Airlines for America and National Propane Gas Association (AA/NPGA). AA/NGPA supported the use of Page 700 data to derive the index and criticized the proxies used by the Khan Methodology as inadequate and unreasonable. AA/NPGA will closely review each pipeline’s data to see if certain pipelines should be excluded from the data set due to erroneous or non-comparable data, such as data reflecting major pipeline operational changes. Only after excluding those pipelines should FERC use the middle 50% of the data. AA/NPGA will also explore (i) whether separate indexes should be used for crude and product pipelines, and (ii) whether pipelines that are reporting over-recoveries are also taking an index adjustment. AA/NPGA would deny an automatic index adjustment if a pipeline were over-recovering costs.

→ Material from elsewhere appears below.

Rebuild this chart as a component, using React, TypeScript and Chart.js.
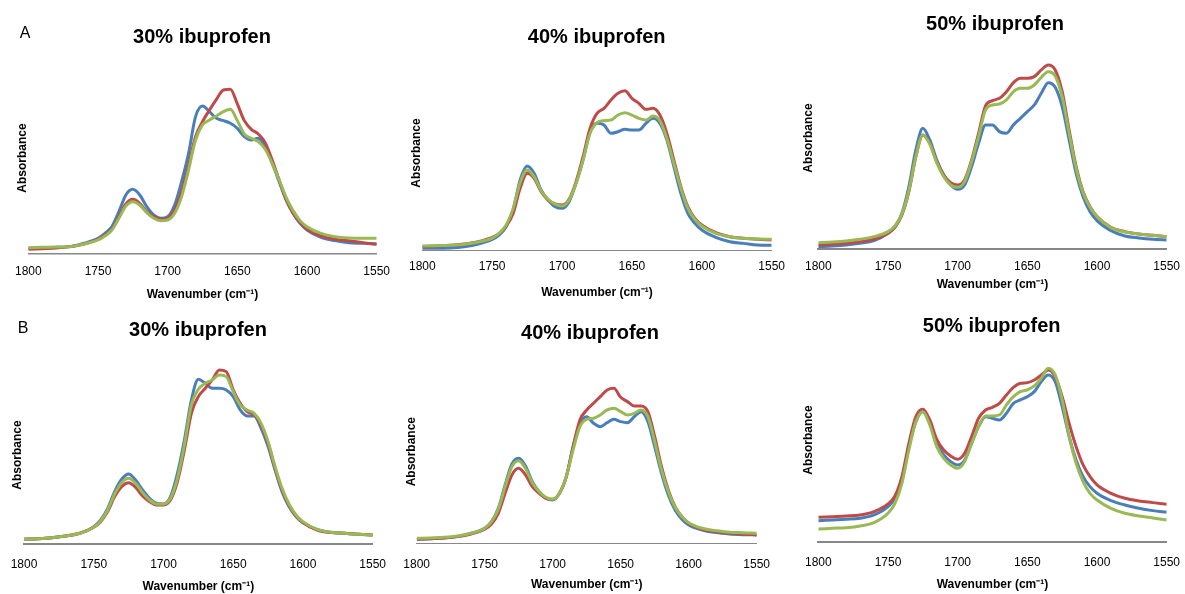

Liquids Shippers Group (LSG). LSG urged FERC to take a fresh look at indexing in light of major industry changes like the proliferation of committed shipper rates. If indexing is retained, LSG urged FERC to disallow an indexed rate increase to a pipeline that is over-recovering its costs. LSG noted that some 60 petitions for declaratory orders have been filed at FERC in the past five years for approval of committed shipper rates. LSG asserted that FERC policy changes during the past few years have allowed oil pipeline cost over-recoveries to proliferate and argued that indexation must be reevaluated in the context of these policy changes. LSG compared interstate oil pipeline rates with interstate gas pipeline rates, stating that in the past five years oil pipeline rates have increased 30% solely due to indexing, compared to the majority of gas pipeline rates (approximately 75%) that have remained or have decreased. In addition, gas pipeline rates have experienced a net average increase of only 1.5%. LSG questioned what differences between the two industries could justify such a discrepancy, and stated that it would oppose the Khan Methodology in its written comments.

Initial comments on FERC’s NOI proposal are due August 24, 2015, and reply comments are due September 21, 2015.

DISCLAIMER: Because of the generality of this update, the information provided herein may not be applicable in all situations and should not be acted upon without specific legal advice based on particular situations.